By itself, the MBC’s Western Gateway Cluster partnership is a huge undertaking. When you add it to the other approved partnerships–Northern Illinois (which includes Chicago), Northern Ontario Canada, and El Salvador, the mission challenge for Missouri Baptists becomes even greater.

Hedger addressed Missouri Baptists during the annual meeting Oct. 27 in Raytown. He quoted Matthew 9:37-38 which says: “Then he said to his disciples, ‘The harvest is plentiful but the workers are few. Pray to the Lord of the harvest that he will send our laborers to his harvest field.’”

“If there are not enough missionaries going, are we asking?” Hedger said. “If we ask according to his will he hears us. Then where are they? We need to repent and change how we pray. We need to pray for the Lord to send out harvesters.”

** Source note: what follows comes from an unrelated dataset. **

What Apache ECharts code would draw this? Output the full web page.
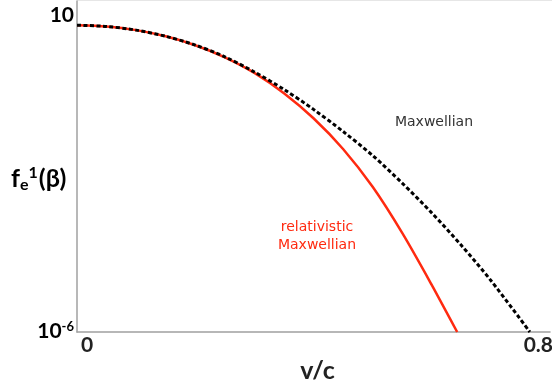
<!DOCTYPE html>
<html>
<head>
<meta charset="utf-8">
<script src="https://cdn.jsdelivr.net/npm/echarts@6/dist/echarts.min.js"></script>
<style>
html,body{margin:0;padding:0;background:#fff;}
#chart{width:552px;height:388px;}
</style>
</head>
<body>
<div id="chart"></div>
<script>
// Data
const maxwellBeta = [0, 0.05, 0.10, 0.15, 0.20, 0.25, 0.30, 0.35, 0.40, 0.45, 0.50, 0.55, 0.60, 0.65, 0.70, 0.766];
const maxwellVals = [3.08, 2.89, 2.42, 1.79, 1.17, 0.66, 0.316, 0.135, 0.051, 0.0174, 5.4e-3, 1.41e-3, 3.3e-4, 6.8e-5, 1.23e-5, 1.0e-6];
const relBeta = [0, 0.05, 0.10, 0.15, 0.20, 0.25, 0.30, 0.35, 0.40, 0.45, 0.50, 0.55, 0.60, 0.643];
const relVals = [3.08, 2.89, 2.42, 1.79, 1.16, 0.646, 0.302, 0.1122, 0.0331, 7.41e-3, 1.175e-3, 1.245e-4, 9.9e-6, 1.0e-6];
const xTicks = [0, 0.8];
const xTickLabels = ['0', '0.8'];
const yTicks = [10, 1e-6];
const yTickLabels = [['10', ''], ['10', '-6']];
const xName = 'v/c';

const chart = echarts.init(document.getElementById('chart'));
const font = '"Lato", "DejaVu Sans", sans-serif';
const ann = '"DejaVu Sans", sans-serif';

chart.setOption({
  animation: false,
  grid: {left: 77, right: 2, top: 1, bottom: 45},
  xAxis: {
    type: 'value', min: 0, max: 0.8, interval: 0.8,
    axisLine: {show: true, lineStyle: {color: '#a0a0a0', width: 1.5}},
    axisTick: {show: false},
    splitLine: {show: false},
    axisLabel: {show: false},
    name: xName, nameLocation: 'middle', nameGap: 26,
    nameTextStyle: {fontFamily: font, fontWeight: 'bold', fontSize: 25, color: '#222', padding: [0, 0, 0, 8]}
  },
  yAxis: {
    type: 'log', logBase: 10, min: 1e-6, max: 10,
    axisLine: {show: true, lineStyle: {color: '#a0a0a0', width: 1.5}},
    axisTick: {show: false},
    splitLine: {show: false},
    axisLabel: {show: false}
  },
  series: [
    {
      type: 'line', name: 'relativistic Maxwellian', smooth: 0.3, symbol: 'none',
      data: relBeta.map((b, i) => [b, relVals[i]]),
      lineStyle: {color: '#ff2a10', width: 2.5}, z: 2
    },
    {
      type: 'line', name: 'Maxwellian', smooth: 0.3, symbol: 'none',
      data: maxwellBeta.map((b, i) => [b, maxwellVals[i]]),
      lineStyle: {color: '#000', width: 3, type: [4, 2.5]}, z: 3
    }
  ]
});

// Tick labels placed from the axes' own scales
const tickStyle = {fontFamily: font, fontWeight: 'bold', fontSize: 21, color: '#222'};
const g = [
  {type: 'line', shape: {x1: 77, y1: 0.5, x2: 552, y2: 0.5}, style: {stroke: '#e6e6e6', lineWidth: 1}, silent: true}
];
xTicks.forEach((v, i) => {
  const px = chart.convertToPixel({xAxisIndex: 0}, v);
  const py = chart.convertToPixel({yAxisIndex: 0}, 1e-6);
  g.push({type: 'text', x: i === 0 ? px + 4 : px + 3, y: py + 13,
    style: {text: xTickLabels[i], align: i === 0 ? 'left' : 'right', verticalAlign: 'middle',
      font: 'bold 21px ' + font, fill: '#222'}});
});
yTicks.forEach((v, i) => {
  const py = chart.convertToPixel({yAxisIndex: 0}, v);
  const px = chart.convertToPixel({xAxisIndex: 0}, 0);
  const [base, sup] = yTickLabels[i];
  g.push({type: 'text', x: px - 3, y: i === 0 ? py + 14 : py - 1,
    style: {text: sup ? '{b|' + base + '}{s|' + sup + '}' : '{b|' + base + '}', align: 'right', verticalAlign: 'middle',
      rich: {
        b: tickStyle,
        s: {fontFamily: font, fontWeight: 'bold', fontSize: 13, color: '#222', padding: [0, 0, 9, 0]}
      }}});
});
g.push({type: 'text', left: 11, top: 165, style: {text: '{a|f}{e|e}{o|1}{a|(β)}', rich: {
  a: {fontFamily: font, fontWeight: 'bold', fontSize: 25, color: '#222'},
  e: {fontFamily: font, fontWeight: 'bold', fontSize: 16, color: '#222', padding: [13, 0, 0, 0]},
  o: {fontFamily: font, fontWeight: 'bold', fontSize: 16, color: '#222', padding: [0, 1, 11, 0]}
}}});
g.push({type: 'text', x: 434, y: 122, style: {text: 'Maxwellian', align: 'center', verticalAlign: 'middle', font: '14px ' + ann, fill: '#333'}});
g.push({type: 'text', x: 317, y: 236, style: {text: 'relativistic\nMaxwellian', align: 'center', verticalAlign: 'middle', font: '14px ' + ann, lineHeight: 18, fill: '#ff2a10'}});
chart.setOption({graphic: g});
</script>
</body>
</html>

He also told a story of faith, reminding the messengers of how quickly and easily people will accept the terms and conditions on Internet downloads and online computer agreements.

“We don’t even read the fine print and we go ahead and ‘accept’ the terms, trusting a stranger,” Hedger said. “But to have faith in God we better know all the details or we don’t want anything to do with it. Will you trust in Jesus? Will you not worry about the details? Will your answer be yes, Lord, yes?”